Of course, though, these traditions are not something you have to buy into, and it’s not as if you’ll be penalized for not taking part. Wadham is a shining example of a college that rejects them by replacing balls with ‘Wadstock’ and scrapping formals altogether. Wadham might prove that things have shifted, and that the University is taking steps to move away from the focus on private school culture. But the very fact that Wadham has chosen to reject these traditions is very telling. Surely we only need to reject the things that impact our lives. Wadham’s rejection in fact shows just how entrenched the rest of Oxford is in these old-school traditions. All of which fits nicely in with what students from private schools have spent years preparing for.
Inevitably, these feelings also slip into the academic life of Oxford. As someone who is used to classes of thirty-plus pupils, tiny tutorials at first felt uncomfortable and exposing to me. In the first few weeks, I held back ideas and stumbled nervously over my words. Private schools by contrast pride themselves on small class numbers and much more individual-focused learning, which I can assure you is something I wish I had had more experience of in that first tutorial. I had never envied the private school experience before an Oxford tutorial, but I had to learn quickly how to build up the confidence to effectively communicate my ideas. This was a confidence that had been instilled into my counterparts for at least five years. It didn’t take long for me to get a handle on this, but there were certainly many awkward silences and cringe-worthy moments in the first few weeks which made the process feel more difficult.

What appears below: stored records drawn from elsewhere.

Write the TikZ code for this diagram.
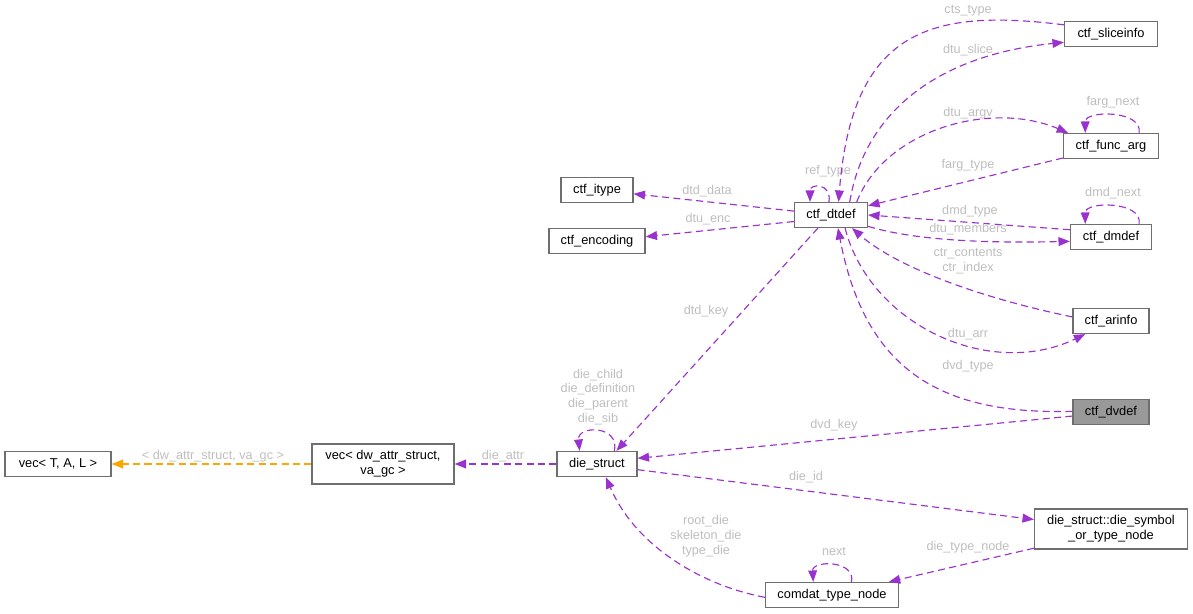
\documentclass[tikz,border=0pt]{standalone}
\usepackage{fontspec}
\setmainfont{Liberation Sans}
\usetikzlibrary{arrows.meta}
\definecolor{edgepurple}{RGB}{154,50,205}
\definecolor{tplorange}{RGB}{255,165,0}
\definecolor{lblgrey}{RGB}{190,190,190}
\definecolor{boxgrey}{RGB}{110,110,110}
\definecolor{dvfill}{RGB}{153,153,153}
\tikzstyle{cls} = [draw=boxgrey, fill=white, line width=0.7pt, inner sep=0pt, minimum height=0.5cm, align=center, font=\fontsize{7.3}{8.6}\selectfont]
\tikzstyle{lbl} = [text=lblgrey, inner sep=0pt, align=center, font=\fontsize{7.2}{8.4}\selectfont]
\tikzset{
  edge/.style ={draw=edgepurple, line width=0.65pt, dash pattern=on 4pt off 2.5pt, ->},
  tmpl/.style ={edge, draw=tplorange}
}

\begin{document}
\begin{tikzpicture}[x=0.02cm,y=-0.02cm,>={Triangle[length=6.5pt,width=5pt]}]
\useasboundingbox (0,0) rectangle (1193,614);
% classes
\node[cls, minimum width=2.12cm] (vectal) at (58,464) {vec< T, A, L >};
\node[cls, minimum width=2.84cm, minimum height=0.8cm] (vecdw) at (383,464) {vec< dw\_attr\_struct,\\va\_gc >};
\node[cls, minimum width=1.6cm] (die) at (597,464) {die\_struct};
\node[cls, minimum width=1.44cm] (itype) at (597,190) {ctf\_itype};
\node[cls, minimum width=1.92cm] (encoding) at (597,241) {ctf\_encoding};
\node[cls, minimum width=1.46cm] (dtdef) at (831,215) {ctf\_dtdef};
\node[cls, minimum width=1.86cm] (sliceinfo) at (1111,34) {ctf\_sliceinfo};
\node[cls, minimum width=1.9cm] (funcarg) at (1111,146) {ctf\_func\_arg};
\node[cls, minimum width=1.62cm] (dmdef) at (1111,237) {ctf\_dmdef};
\node[cls, minimum width=1.52cm] (arinfo) at (1111,321) {ctf\_arinfo};
\node[cls, minimum width=1.52cm, fill=dvfill] (dvdef) at (1111,412) {ctf\_dvdef};
\node[cls, minimum width=3.06cm, minimum height=0.8cm] (dsym) at (1111,529) {die\_struct::die\_symbol\\\_or\_type\_node};
\node[cls, minimum width=2.66cm] (comdat) at (832,595) {comdat\_type\_node};

% template and die_struct edges
\draw[tmpl] (vecdw.west) -- (vectal.east) node[lbl] (ltmpl) at (213,456) {< dw\_attr\_struct, va\_gc >};
\draw[edge] (die.west) -- (vecdw.east) node[lbl] (ldieattr) at (503,456) {die\_attr};
\draw[edge] (die.37) .. controls (620,425) and (577,425) .. (die.143)
  node[lbl] (ldieself) at (598,397) {die\_child\\die\_definition\\die\_parent\\die\_sib};
\draw[edge] (dtdef.225) -- (die.34) node[lbl] (ldtdkey) at (706,311) {dtd\_key};
\draw[edge] (dvdef.186) -- (die.8) node[lbl] (ldvdkey) at (834,425) {dvd\_key};
\draw[edge] (die.-8) -- (dsym.173) node[lbl] (ldieid) at (806,477) {die\_id};
\draw[edge] (comdat.182) .. controls (700,585) and (635,545) .. (die.-56)
  node[lbl] (lrootdie) at (706,536) {root\_die\\skeleton\_die\\type\_die};
\draw[edge] (comdat.34) .. controls (856,560) and (812,560) .. (comdat.145)
  node[lbl] (lnext) at (834,551) {next};
\draw[edge] (dsym.194) -- (comdat.13) node[lbl] (ldtnode) at (968,547) {die\_type\_node};

% ctf_dtdef edges
\draw[edge] (dtdef.174) -- (itype.-6) node[lbl] (ldtddata) at (707,191) {dtd\_data};
\draw[edge] (dtdef.190) -- (encoding.5) node[lbl] (ldtuenc) at (708,219) {dtu\_enc};
\draw[edge] (dtdef.99) .. controls (832,183) and (810,183) .. (dtdef.148)
  node[lbl] (lreftype) at (828,171) {ref\_type};
\draw[edge] (sliceinfo.169) .. controls (930,8) and (852,30) .. (dtdef.60)
  node[lbl] (lctstype) at (968,11) {cts\_type};
\draw[edge] (dtdef.35) .. controls (865,110) and (940,55) .. (sliceinfo.190)
  node[lbl] (ldtuslice) at (968,50) {dtu\_slice};
\draw[edge] (dtdef.27) .. controls (885,130) and (990,100) .. (funcarg.163)
  node[lbl] (ldtuargv) at (968,113) {dtu\_argv};
\draw[edge] (funcarg.25) .. controls (1143,110) and (1085,110) .. (funcarg.153)
  node[lbl] (lfargnext) at (1113,102) {farg\_next};
\draw[edge] (funcarg.194) -- (dtdef.14) node[lbl] (lfargtype) at (968,165) {farg\_type};
\draw[edge] (dmdef.170) -- (dtdef.east) node[lbl] (ldmdtype) at (970,211) {dmd\_type};
\draw[edge] (dtdef.-17) .. controls (920,242) and (1000,243) .. (dmdef.186)
  node[lbl] (ldtumembers) at (968,229) {dtu\_members};
\draw[edge] (dmdef.25) .. controls (1143,201) and (1085,201) .. (dmdef.153)
  node[lbl] (ldmdnext) at (1113,193) {dmd\_next};
\draw[edge] (arinfo.174) .. controls (990,300) and (900,270) .. (dtdef.-32)
  node[lbl] (lctr) at (968,261) {ctr\_contents\\ctr\_index};
\draw[edge] (dtdef.-43) .. controls (870,325) and (990,380) .. (arinfo.207)
  node[lbl] (ldtuarr) at (968,334) {dtu\_arr};
\draw[edge] (dvdef.179) .. controls (940,415) and (865,370) .. (dtdef.-62)
  node[lbl] (ldvdtype) at (968,366) {dvd\_type};
\end{tikzpicture}
\end{document}
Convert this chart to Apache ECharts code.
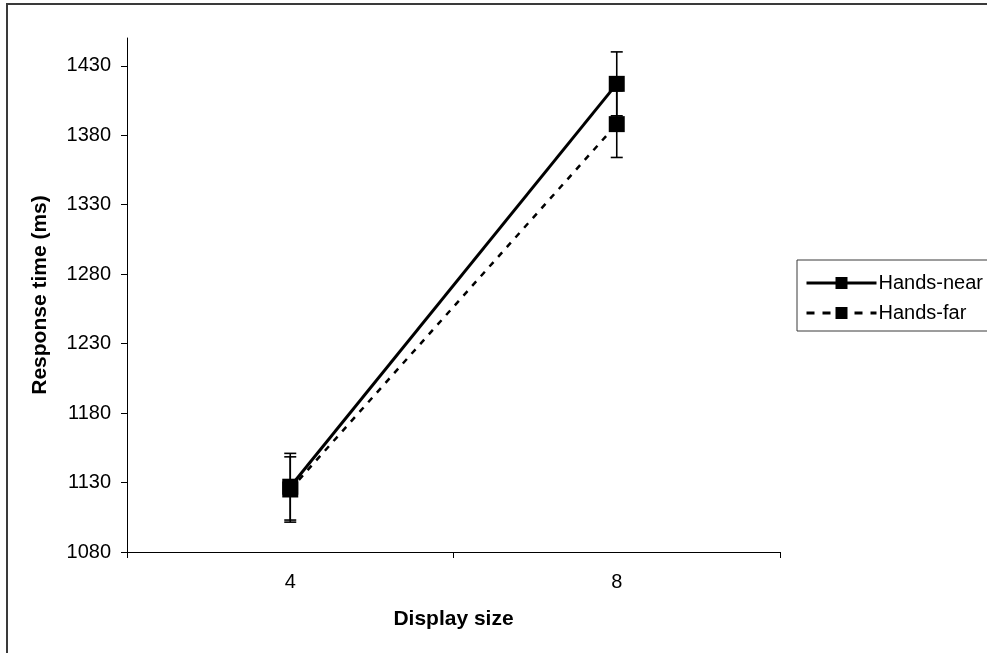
<!DOCTYPE html>
<html>
<head>
<meta charset="utf-8">
<script src="https://cdn.jsdelivr.net/npm/echarts@6/dist/echarts.min.js"></script>
<style>
  html, body { margin: 0; padding: 0; background: #fff; }
  #chart { width: 987px; height: 653px; }
</style>
</head>
<body>
<div id="chart"></div>
<script>
// Display sizes on the x axis
const categories = ['4', '8'];
// Y axis tick values (ms)
const yTicks = [1080, 1130, 1180, 1230, 1280, 1330, 1380, 1430];
// Mean response times and error half-widths per condition
const handsNear = [1127, 1417];
const handsNearErr = [24, 23];
const handsFar = [1125, 1388];
const handsFarErr = [23.5, 24];

const FONT = 'Liberation Sans, Arial, sans-serif';

function errData(means, errs) {
  return means.map((m, i) => [i, m - errs[i], m + errs[i]]);
}

function renderErr(params, api) {
  const x = api.value(0);
  const lo = api.coord([x, api.value(1)]);
  const hi = api.coord([x, api.value(2)]);
  const hw = 6;
  const st = { stroke: '#000', lineWidth: 1.6 };
  return {
    type: 'group',
    children: [
      { type: 'line', shape: { x1: lo[0], y1: lo[1], x2: hi[0], y2: hi[1] }, style: st },
      { type: 'line', shape: { x1: lo[0] - hw, y1: lo[1], x2: lo[0] + hw, y2: lo[1] }, style: st },
      { type: 'line', shape: { x1: hi[0] - hw, y1: hi[1], x2: hi[0] + hw, y2: hi[1] }, style: st }
    ]
  };
}

const chart = echarts.init(document.getElementById('chart'), null, { renderer: 'canvas' });

chart.setOption({
  animation: false,
  backgroundColor: '#fff',
  textStyle: { fontFamily: FONT },
  graphic: [{
    type: 'rect',
    shape: { x: 7, y: 4, width: 1100, height: 800 },
    style: { fill: 'none', stroke: '#3a3a3a', lineWidth: 2 },
    silent: true,
    z: -1
  }],
  grid: { left: 127, right: 207, top: 38, bottom: 101, containLabel: false },
  legend: {
    orient: 'vertical',
    left: 797,
    top: 260,
    padding: [13, 10, 8, 8],
    borderColor: '#3a3a3a',
    borderWidth: 1,
    itemWidth: 70,
    itemHeight: 15,
    itemGap: 10,
    textStyle: { fontFamily: FONT, fontSize: 20, color: '#000', padding: [0, 0, 0, -3] },
    data: [
      { name: 'Hands-near', lineStyle: { width: 3, type: 'solid', color: '#000' } },
      { name: 'Hands-far', lineStyle: { width: 3, type: [8, 8], color: '#000' } }
    ]
  },
  xAxis: {
    type: 'category',
    data: categories,
    boundaryGap: true,
    name: 'Display size',
    nameLocation: 'middle',
    nameGap: 57,
    nameTextStyle: { fontFamily: FONT, fontSize: 21, fontWeight: 'bold', color: '#000' },
    axisLine: { lineStyle: { color: '#000', width: 1 } },
    axisTick: { show: true, inside: false, length: 6, alignWithLabel: false, lineStyle: { color: '#000' } },
    axisLabel: { fontFamily: FONT, fontSize: 20, color: '#000', margin: 20 },
    splitLine: { show: false }
  },
  yAxis: {
    type: 'value',
    min: 1080,
    max: 1450,
    interval: 50,
    name: 'Response time (ms)',
    nameLocation: 'middle',
    nameGap: 76,
    nameTextStyle: { fontFamily: FONT, fontSize: 21, fontWeight: 'bold', color: '#000' },
    axisLine: { show: true, lineStyle: { color: '#000', width: 1 } },
    axisTick: { show: true, inside: false, length: 6, lineStyle: { color: '#000' }, customValues: yTicks },
    axisLabel: {
      fontFamily: FONT, fontSize: 20, color: '#000', margin: 16, customValues: yTicks,
      formatter: (v) => String(v)
    },
    splitLine: { show: false }
  },
  series: [
    {
      name: 'Hands-near',
      type: 'line',
      data: handsNear,
      symbol: 'rect',
      symbolSize: 16,
      z: 3,
      lineStyle: { color: '#000', width: 3, type: 'solid' },
      itemStyle: { color: '#000' }
    },
    {
      name: 'Hands-far',
      type: 'line',
      data: handsFar,
      symbol: 'rect',
      symbolSize: 16,
      z: 3,
      lineStyle: { color: '#000', width: 2.5, type: [6, 7] },
      itemStyle: { color: '#000' }
    },
    {
      type: 'custom',
      name: 'near-err',
      renderItem: renderErr,
      data: errData(handsNear, handsNearErr),
      encode: { x: 0, y: [1, 2] },
      z: 1,
      silent: true
    },
    {
      type: 'custom',
      name: 'far-err',
      renderItem: renderErr,
      data: errData(handsFar, handsFarErr),
      encode: { x: 0, y: [1, 2] },
      z: 1,
      silent: true
    }
  ]
});
</script>
</body>
</html>
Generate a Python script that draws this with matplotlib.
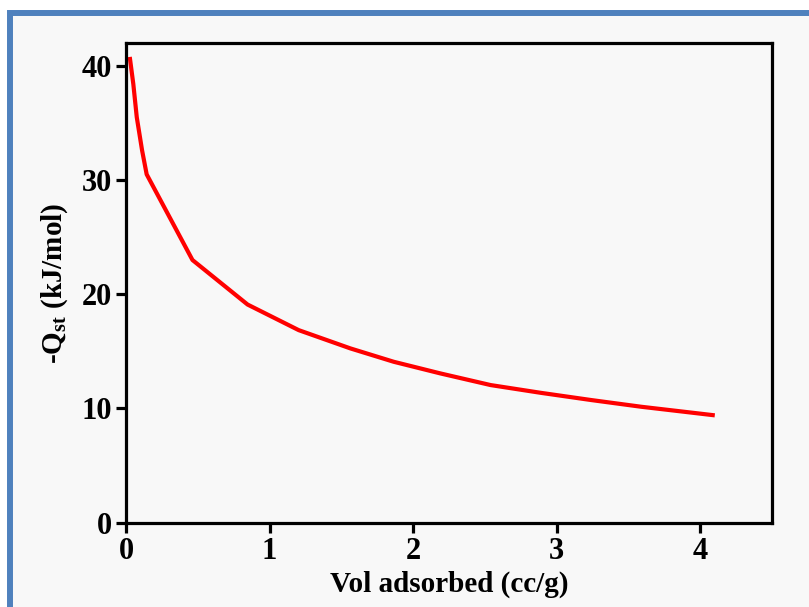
import matplotlib
matplotlib.use("Agg")
import matplotlib.pyplot as plt
from matplotlib.patches import Rectangle

plt.rcParams['font.family'] = 'Liberation Serif'
plt.rcParams['font.weight'] = 'bold'
plt.rcParams['mathtext.fontset'] = 'custom'
plt.rcParams['mathtext.rm'] = 'Liberation Serif:bold'
plt.rcParams['mathtext.bf'] = 'Liberation Serif:bold'

# isosteric heat vs loading
vol = [0.028, 0.051, 0.075, 0.112, 0.144, 0.463, 0.847, 1.203, 1.563, 1.865,
       2.19, 2.54, 2.89, 3.24, 3.59, 3.89, 4.087]
qst = [40.6, 38.4, 35.5, 32.6, 30.5, 23.0, 19.1, 16.86, 15.26, 14.09,
       13.07, 12.05, 11.37, 10.74, 10.15, 9.71, 9.42]

xticks = [0, 1, 2, 3, 4]
yticks = [0, 10, 20, 30, 40]

fig = plt.figure(figsize=(8.09, 6.07), dpi=100, facecolor='white')

# blue frame around the picture
frame = Rectangle((10 / 809, -0.1), 2, 1 - 13 / 607 + 0.1, transform=fig.transFigure,
                  facecolor='#f8f8f8', edgecolor='#4f81bd', lw=4.3, zorder=-10)
fig.patches.append(frame)

ax = fig.add_axes([126 / 809, 1 - 522.7 / 607, (772 - 126) / 809, (522.7 - 43) / 607])
ax.set_facecolor('#f8f8f8')
ax.plot(vol, qst, color='#ff0000', lw=3.0)

ax.set_xlim(0, 4.5)
ax.set_ylim(0, 42)
ax.set_xticks(xticks)
ax.set_yticks(yticks)
for s in ax.spines.values():
    s.set_linewidth(2.3)
ax.tick_params(direction='out', length=7, width=2.3, labelsize=22, pad=3)

ax.set_xlabel('Vol adsorbed (cc/g)', fontsize=21, fontweight='bold', labelpad=4)
ax.set_ylabel('-Q$_{\\mathbf{st}}$ (kJ/mol)', fontsize=21, fontweight='bold', labelpad=8)

fig.savefig('out.png', dpi=100, facecolor=fig.get_facecolor())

Eventually, putting on ‘black tie’ becomes as easy as putting on your pyjamas, and a one-on-one tutorial is simply part of your weekly routine. However, that doesn’t shake the feeling that you’re often playing catch up with this culture. And the onus is on the state school students to adapt, learn the codes, and build up our confidence to a private school level. Not all of this is bad, but it is different. The media can keep on saying that the system has changed to favour state school pupils, but the truth is that I spent my first year striving to adapt to the lifestyle at Oxford. This isn’t to say that I didn’t also have a great time – it has in fact been one of the best years of my life so far. But it’s also undeniable that many of my privately educated peers didn’t have to waste time thinking about this, feeling comfortable from their very first day.